- **STATED EXERCISE**:
Write out each line that follows exactly as it stands, without the pictures.

-- BEGIN SUPPLIED MATERIAL --

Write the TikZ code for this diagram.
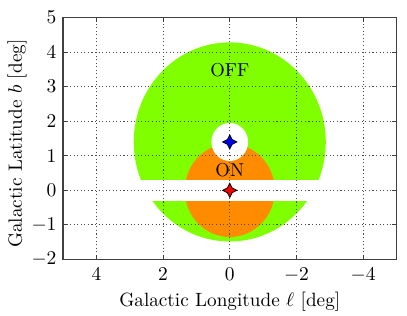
\documentclass[tikz,border=0pt]{standalone}
\usepackage{tikz}
\usepackage{amsmath}
\usetikzlibrary{
  shapes.geometric,
  positioning
}
\definecolor{regOff}{HTML}{7FFF00}
\definecolor{regOn}{HTML}{FF8C00}
\definecolor{srcRed}{HTML}{F00000}
\definecolor{srcBlue}{HTML}{0000F0}
\definecolor{axFrame}{HTML}{404040}
\tikzset{
  offregion/.style={fill=regOff},
  onregion/.style={fill=regOn},
  cutout/.style={fill=white},
  gridline/.style={line width=0.5pt, black!70, dash pattern=on 0.6pt off 1.4pt},
  frameline/.style={line width=1pt, axFrame},
  tickmark/.style={line width=0.6pt, axFrame},
  ticklabel/.style={font=\fontsize{10.5}{12}\selectfont, inner sep=1pt},
  axlabel/.style={font=\fontsize{10.8}{13}\selectfont, inner sep=1pt},
  regtag/.style={font=\fontsize{10.5}{12}\selectfont, inner sep=0pt},
  source/.style={
    star, star points=4, star point ratio=2.1, minimum size=8pt,
    inner sep=0pt, draw=black, line width=0.4pt
  }
}

\begin{document}
\begin{tikzpicture}[x={(-0.659cm,0)}, y={(0,0.683cm)}]
  \useasboundingbox (6.89,-3.623) rectangle (-5.315,5.507);
  % regions
  \fill[offregion] (0,1.4) circle [radius=2.88];
  \fill[onregion] (0,0) circle [radius=1.35];
  \fill[cutout] (0,1.4) circle [radius=0.55];
  \fill[cutout] (3,-0.3) rectangle (-3,0.3);
  % grid
  \foreach \l in {-4,-2,0,2,4}
    \draw[gridline] (\l,-2) -- (\l,5);
  \foreach \b in {-1,0,...,4}
    \draw[gridline] (5,\b) -- (-5,\b);
  % ticks
  \foreach \l in {-4,-2,0,2,4} {
    \draw[tickmark] (\l,-2) -- ++(0,2.4pt);
    \draw[tickmark] (\l,5) -- ++(0,-2.4pt);
    \node[ticklabel, anchor=north] (xt\l) at ([yshift=-3.5pt]\l,-2) {$\l$};
  }
  \foreach \b in {-2,-1,0,...,5} {
    \draw[tickmark] (5,\b) -- ++(2.4pt,0);
    \draw[tickmark] (-5,\b) -- ++(-2.4pt,0);
    \node[ticklabel, anchor=east] (yt\b) at ([xshift=-2.5pt]5,\b) {$\b$};
  }
  \draw[frameline] (5,-2) rectangle (-5,5);
  % sources and labels
  \node[source, fill=srcBlue] (blueSrc) at (0,1.4) {};
  \node[source, fill=srcRed] (redSrc) at (0,0) {};
  \node[regtag] (offTag) at (0,3.48) {OFF};
  \node[regtag] (onTag) at (0,0.58) {ON};
  \node[axlabel, below=4pt of xt0] (xLabel) {Galactic Longitude $\ell$ [deg]};
  \node[axlabel, rotate=90] (yLabel) at (6.38,1.35) {Galactic Latitude $b$ [deg]};
\end{tikzpicture}
\end{document}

-- END SUPPLIED MATERIAL --

- **ANSWER IN FULL**:
Write the TikZ code for this diagram.
\documentclass[tikz,border=0pt]{standalone}
\usepackage{tikz}
\usepackage{amsmath}
\usetikzlibrary{
  shapes.geometric,
  positioning
}
\definecolor{regOff}{HTML}{7FFF00}
\definecolor{regOn}{HTML}{FF8C00}
\definecolor{srcRed}{HTML}{F00000}
\definecolor{srcBlue}{HTML}{0000F0}
\definecolor{axFrame}{HTML}{404040}
\tikzset{
  offregion/.style={fill=regOff},
  onregion/.style={fill=regOn},
  cutout/.style={fill=white},
  gridline/.style={line width=0.5pt, black!70, dash pattern=on 0.6pt off 1.4pt},
  frameline/.style={line width=1pt, axFrame},
  tickmark/.style={line width=0.6pt, axFrame},
  ticklabel/.style={font=\fontsize{10.5}{12}\selectfont, inner sep=1pt},
  axlabel/.style={font=\fontsize{10.8}{13}\selectfont, inner sep=1pt},
  regtag/.style={font=\fontsize{10.5}{12}\selectfont, inner sep=0pt},
  source/.style={
    star, star points=4, star point ratio=2.1, minimum size=8pt,
    inner sep=0pt, draw=black, line width=0.4pt
  }
}

\begin{document}
\begin{tikzpicture}[x={(-0.659cm,0)}, y={(0,0.683cm)}]
  \useasboundingbox (6.89,-3.623) rectangle (-5.315,5.507);
  % regions
  \fill[offregion] (0,1.4) circle [radius=2.88];
  \fill[onregion] (0,0) circle [radius=1.35];
  \fill[cutout] (0,1.4) circle [radius=0.55];
  \fill[cutout] (3,-0.3) rectangle (-3,0.3);
  % grid
  \foreach \l in {-4,-2,0,2,4}
    \draw[gridline] (\l,-2) -- (\l,5);
  \foreach \b in {-1,0,...,4}
    \draw[gridline] (5,\b) -- (-5,\b);
  % ticks
  \foreach \l in {-4,-2,0,2,4} {
    \draw[tickmark] (\l,-2) -- ++(0,2.4pt);
    \draw[tickmark] (\l,5) -- ++(0,-2.4pt);
    \node[ticklabel, anchor=north] (xt\l) at ([yshift=-3.5pt]\l,-2) {$\l$};
  }
  \foreach \b in {-2,-1,0,...,5} {
    \draw[tickmark] (5,\b) -- ++(2.4pt,0);
    \draw[tickmark] (-5,\b) -- ++(-2.4pt,0);
    \node[ticklabel, anchor=east] (yt\b) at ([xshift=-2.5pt]5,\b) {$\b$};
  }
  \draw[frameline] (5,-2) rectangle (-5,5);
  % sources and labels
  \node[source, fill=srcBlue] (blueSrc) at (0,1.4) {};
  \node[source, fill=srcRed] (redSrc) at (0,0) {};
  \node[regtag] (offTag) at (0,3.48) {OFF};
  \node[regtag] (onTag) at (0,0.58) {ON};
  \node[axlabel, below=4pt of xt0] (xLabel) {Galactic Longitude $\ell$ [deg]};
  \node[axlabel, rotate=90] (yLabel) at (6.38,1.35) {Galactic Latitude $b$ [deg]};
\end{tikzpicture}
\end{document}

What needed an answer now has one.